Washington Smear Machine Launches Ad in Rescue Mission to Help Save Rosendale

Mitch McConnell Props Up Rosendale Yet Again

Billings—The National Republican Senate Committee launched their latest attempt to resuscitate Matt Rosendale’s campaign, which has been dragged down by scandal after scandal. Their latest television ad attempts to hide Jon Tester’s record of fighting back against lobbyist influence in the Senate.

This is an ambitious task for the NRSC, which has backed a candidate who regularly rolls over for whoever happens to be propping up his campaign.

Tester has built a career out of cracking down on influence in Washington. One of the first bills he ever helped pass was legislation that banned members of Congress—himself included—from accepting travel, meals, and gifts from lobbyists. The legislation also requires the disclosure of campaign money bundled by lobbyists.

Tester also recently introduced a bill to impose a five-year lobbying ban on lawmakers to prevent elected officials from cashing in on their connections when they leave the public sector.

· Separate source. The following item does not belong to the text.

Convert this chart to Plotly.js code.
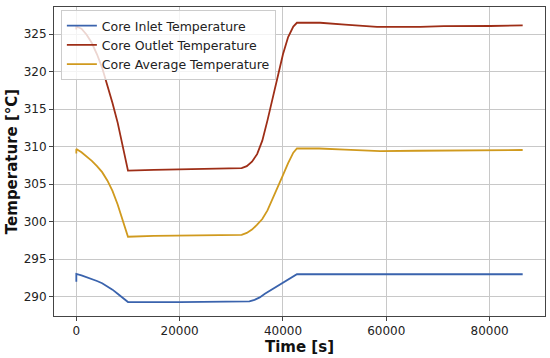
<!DOCTYPE html>
<html>
<head>
<meta charset="utf-8">
<script src="https://cdn.plot.ly/plotly-3.0.1.min.js"></script>
<style>html,body{margin:0;padding:0;background:#fff}#chart{width:550px;height:358px}</style>
</head>
<body>
<div id="chart"></div>
<script>
// Time [s] and temperature [°C]
const inletTime = [0, 1, 1000, 2000, 3000, 4000, 5000, 6000, 7000, 8000, 9000, 10000, 20000, 32500, 33500, 34500, 35500, 36500, 37500, 38500, 39500, 40500, 41500, 42700, 50000, 60000, 70000, 80000, 86400];
const inletTemp = [292.0, 293.05, 292.85, 292.62, 292.38, 292.1, 291.8, 291.42, 290.95, 290.4, 289.85, 289.3, 289.3, 289.3, 289.38, 289.58, 289.92, 290.4, 290.82, 291.23, 291.65, 292.08, 292.5, 293.0, 293.0, 293.0, 293.0, 293.0, 293.0];

const outletTime = [0, 1, 1000, 2000, 3000, 4000, 5000, 6000, 7000, 8000, 9000, 10000, 15000, 20000, 25000, 32000, 33000, 34000, 35000, 36000, 37000, 38000, 39000, 40000, 41000, 42000, 42700, 47200, 52000, 56000, 58200, 66600, 71100, 80100, 86400];
const outletTemp = [325.6, 326.0, 325.7, 324.9, 323.8, 322.3, 320.5, 318.3, 315.8, 313.2, 310.0, 306.8, 306.9, 307.0, 307.05, 307.15, 307.4, 308.0, 309.0, 310.8, 313.5, 316.5, 319.5, 322.3, 324.6, 326.0, 326.5, 326.5, 326.25, 326.0, 325.95, 325.95, 326.05, 326.07, 326.15];

const averageTime = [0, 1, 1000, 2000, 3000, 4000, 5000, 6000, 7000, 8000, 9000, 10000, 15000, 20000, 25000, 32000, 33000, 34000, 35000, 36000, 37000, 38000, 39000, 40000, 41000, 42000, 42700, 47000, 52000, 58800, 66000, 80100, 86400];
const averageTemp = [309.1, 309.7, 309.25, 308.7, 308.1, 307.4, 306.6, 305.5, 304.1, 302.3, 300.1, 298.0, 298.1, 298.15, 298.2, 298.25, 298.5, 298.95, 299.6, 300.35, 301.5, 303.0, 304.6, 306.2, 307.8, 309.2, 309.75, 309.75, 309.6, 309.4, 309.45, 309.52, 309.55];

const seriesNames = ["Core Inlet Temperature", "Core Outlet Temperature", "Core Average Temperature"];
const xTicks = [0, 20000, 40000, 60000, 80000];
const yTicks = [290, 295, 300, 305, 310, 315, 320, 325];

const colors = ["#3a63ad", "#9e2e17", "#d09a1e"];

const traces = [
  {x: inletTime, y: inletTemp, name: seriesNames[0], mode: "lines", line: {color: colors[0], width: 1.8}},
  {x: outletTime, y: outletTemp, name: seriesNames[1], mode: "lines", line: {color: colors[1], width: 1.8}},
  {x: averageTime, y: averageTemp, name: seriesNames[2], mode: "lines", line: {color: colors[2], width: 1.8}}
];

const font = {family: "DejaVu Sans, sans-serif", size: 12, color: "#222"};
const titleFont = {family: "DejaVu Sans, sans-serif", size: 15, color: "#111"};

const layout = {
  width: 550, height: 358,
  margin: {l: 54, r: 5, t: 7, b: 42},
  paper_bgcolor: "#fff", plot_bgcolor: "#fff",
  font: font,
  showlegend: true,
  legend: {
    x: 0.014, y: 0.99, xanchor: "left", yanchor: "top",
    bgcolor: "rgba(255,255,255,0.8)", bordercolor: "#cccccc", borderwidth: 1,
    font: {family: "DejaVu Sans, sans-serif", size: 12.5, color: "#222"},
    tracegroupgap: 0, itemwidth: 30
  },
  xaxis: {
    range: [-4320, 90720],
    tickvals: xTicks, ticktext: xTicks.map(String),
    showgrid: true, gridcolor: "#c8c8c8", gridwidth: 1,
    zeroline: false,
    showline: true, mirror: true, linecolor: "#444", linewidth: 1,
    ticks: "outside", ticklen: 4, tickcolor: "#444",
    title: {text: "<b>Time [s]</b>", font: titleFont, standoff: 2}
  },
  yaxis: {
    range: [287.44, 328.6],
    tickvals: yTicks, ticktext: yTicks.map(String),
    showgrid: true, gridcolor: "#c8c8c8", gridwidth: 1,
    zeroline: false,
    showline: true, mirror: true, linecolor: "#444", linewidth: 1,
    ticks: "outside", ticklen: 4, tickcolor: "#444",
    title: {text: "<b>Temperature [°C]</b>", font: titleFont, standoff: 2}
  }
};

Plotly.newPlot("chart", traces, layout, {displayModeBar: false, staticPlot: true});
</script>
</body>
</html>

Matt Rosendale has committed himself to no such ethical standard. In the state legislature, Rosendale voted to let lobbyists pay for his travel through “special accounts”—a system that had previously been eliminated due to widespread abuse. And when Rosendale was elected state insurance commissioner, one of his first orders of business was to hire an insurance industry lobbyist to run his office.

As insurance commissioner, Rosendale raised $16,600 from insurance executives on a junket to Florida—then cut himself a personal check for that amount of money when he got back to Montana.

Rosendale also has a history of skirting campaign finance law and fighting against greater transparency. He used a “legal form of money laundering” to dodge campaign contribution limits that effectively allow him to raise more money from wealthy donors who had already contributed the maximum legal amount to his 2018 campaign. This isn’t surprising behavior coming from Rosendale, who regularly voted to keep dark money darker when he voted against better disclosure laws in the Montana legislature.

“Jon has faced an onslaught of outside money trying to turn him into something he’s not—but Montanans aren’t buying it,” said Montanans for Tester spokesperson Luke Jackson. “Here’s the truth: Rosendale can’t defend his own record of cozying up to lobbyists and lining his pockets with insurance industry cash, so his billionaire pals have tried to distort Jon’s record instead. But no amount of misleading attack ads will ever change Jon’s proven record of fighting for government transparency and ethics every day.”